Comments 12: Line 546: There is some concern about the relative size between the 70 nm Resovist particles and the expected size of the extracellular vesicles. While the authors measured EV sizes of ~93 nm, if the SPION takes up most of that volume, are the EVs going to behave the way that they would without the particles? If the main goal is to track EVs as they provide therapy, would they still provide that therapy (or even move the same way) when they have a relatively large SPION inside? While the behavior of the EVs when loaded with a SPION is outside the scope of this work, it does question the potential future impact of this work.

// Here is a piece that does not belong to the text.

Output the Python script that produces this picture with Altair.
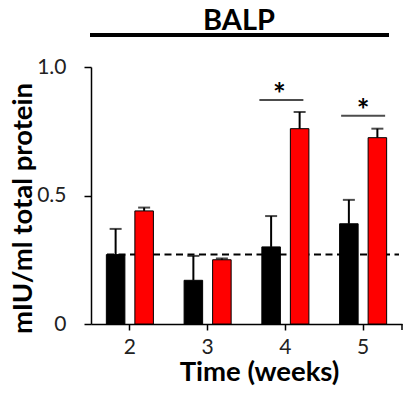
import altair as alt
import pandas as pd

weeks = ["2", "3", "4", "5"]
groups = ["Control", "Treated"]
control_mean = [0.27, 0.17, 0.30, 0.39]
control_err = [0.10, 0.095, 0.12, 0.093]
treated_mean = [0.44, 0.25, 0.76, 0.725]
treated_err = [0.013, 0.005, 0.065, 0.035]
baseline_value = 0.27
sig_weeks = ["4", "5"]
sig_height = [0.872, 0.81]
sig_label = ["*", "*"]
chart_title = ["BALP"]

rows = []
for i, w in enumerate(weeks):
    rows.append({"week": w, "group": groups[0], "mean": control_mean[i],
                 "top": control_mean[i] + control_err[i]})
    rows.append({"week": w, "group": groups[1], "mean": treated_mean[i],
                 "top": treated_mean[i] + treated_err[i]})
df = pd.DataFrame(rows)
sig = pd.DataFrame({"week": sig_weeks, "h": sig_height, "label": sig_label})
one = pd.DataFrame({"v": [baseline_value], "t": chart_title})

FONT = "Lato"
W, H = 311, 257
XT = "Time (weeks)"
YT = "mIU/ml total protein"

xscale = alt.Scale(domain=weeks, paddingInner=0.395, paddingOuter=0.1975)
yscale = alt.Scale(domain=[0, 1], nice=False)
offscale = alt.Scale(domain=groups, paddingInner=0.35, paddingOuter=0)

x_axis = alt.Axis(labelAngle=0, labelFontSize=21,
                  labelFont=FONT, labelColor="#222", labelPadding=6,
                  tickSize=6, tickWidth=1.5, tickColor="black",
                  domainColor="black", domainWidth=1.5,
                  titleFont=FONT, titleFontSize=27.5, titleFontWeight="bold",
                  titleColor="black", titleX=168, titleY=56.5,
                  titleBaseline="alphabetic", titleAnchor="middle")
y_axis = alt.Axis(values=[0, 0.5, 1.0],
                  labelExpr="datum.value == 0 ? '0' : format(datum.value, '.1f')",
                  labelFontSize=21, labelFont=FONT, labelColor="#222",
                  labelPadding=18, tickSize=7, tickWidth=1.5, tickColor="black",
                  domainColor="black", domainWidth=1.5, grid=False,
                  titleFont=FONT, titleFontSize=27.5, titleFontWeight="bold",
                  titleColor="black", titleX=-54, titleY=141,
                  titleAngle=-90, titleBaseline="bottom", titleAnchor="middle")

def xe():
    return alt.X("week:N", scale=xscale, sort=weeks, title=XT, axis=x_axis)

def ye(field):
    return alt.Y(field, scale=yscale, title=YT, axis=y_axis)

def oe():
    return alt.XOffset("group:N", scale=offscale, sort=groups)

bars = alt.Chart(df).mark_bar(stroke="black", strokeWidth=1).encode(
    x=xe(), y=ye("mean:Q"), xOffset=oe(),
    color=alt.Color("group:N", scale=alt.Scale(domain=groups, range=["#000000", "#ff0000"]),
                    legend=None))

dashed = alt.Chart(one).mark_rule(color="black", strokeWidth=2, strokeDash=[7, 4.5]).encode(
    y=ye("v:Q"), x=alt.value(16), x2=alt.value(308))

whisker = alt.Chart(df).mark_bar(width=2, color="black").encode(
    x=xe(), xOffset=oe(), y=ye("mean:Q"), y2="top:Q")

cap = alt.Chart(df).mark_tick(color="black", thickness=2, size=12, orient="horizontal").encode(
    x=xe(), xOffset=oe(), y=ye("top:Q"))

sig_layers = []
for wk, line_off, star_dx in [("4", -4, -6), ("5", 0, 0)]:
    base = alt.Chart(sig).transform_filter(alt.datum.week == wk)
    sig_layers.append(base.mark_tick(color="black", thickness=2, size=44, orient="horizontal",
                                     xOffset=line_off).encode(x=xe(), y=ye("h:Q")))
    sig_layers.append(base.mark_text(font=FONT, fontSize=30, fontWeight="bold", color="black",
                                     baseline="alphabetic", dy=5, dx=star_dx).encode(
        x=xe(), y=ye("h:Q"), text="label:N"))

title_text = alt.Chart(one).mark_text(font=FONT, fontSize=29, fontWeight="bold", color="black",
                                      baseline="alphabetic", align="center").encode(
    x=alt.value(148), y=alt.value(-37), text="t:N")

title_line = alt.Chart(one).mark_rule(color="black", strokeWidth=4).encode(
    x=alt.value(-1), x2=alt.value(298), y=alt.value(-32))

end_tick = alt.Chart(one).mark_rule(color="black", strokeWidth=1.5).encode(
    x=alt.value(W), y=alt.value(H), y2=alt.value(H + 6))

chart = alt.layer(dashed, bars, whisker, cap, *sig_layers, title_text, title_line,
                  end_tick).properties(
    width=W, height=H,
    autosize=alt.AutoSizeParams(type="none"),
    padding={"left": 83, "top": 59, "right": 3, "bottom": 63},
).configure_view(stroke=None)

chart.save("out.html", embed_options={"renderer": "svg", "actions": False})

Response 12: To answer this question, the following sentence has been added to paragraph 3, lines 460-463: “This result is somewhat surprising since the 70 nm Resovist® particles have been, at least at a certain extent, incorporated into EVs. It remains to be elucidated whether this result can be due to modifications of EVs that could in principle affect the therapeutic efficacy.”

 

Comments 13: The work would be considered more robust if the authors would include more data in the Supplementary file, such as DLS histograms, additional TEM images, and other supporting data that was collected and discussed, but does not otherwise fit into the main manuscript in the form of a figure.

Response 13: Thank you for bringing this to our attention. In response, we have added DLS histograms of both nanoparticles to the Supplementary file (Figure S1). Additionally, we have acquired new TEM images of the nanoparticles to provide readers with a more comprehensive view (Figure S2 and Figure S3).

 

Comments 14: There is a significant number of self-citations in the References section; my tally is that 24 out of 50 references are self-citations from various individuals in the author list. Please ensure that all references are appropriate and applicable; this self-citation rate of 48% is outside of common scientific publishing norms—especially for an original research publication.

Response 14: Thank you for your observation. We have reviewed and reduced the number of self-citations. We hope that the revised list is now more in line with common scientific publishing norms.

Round 2

Reviewer 2 Report

Comments and Suggestions for Authors

Thank you for comprehensively addressing all prior comments; no additional comments are needed.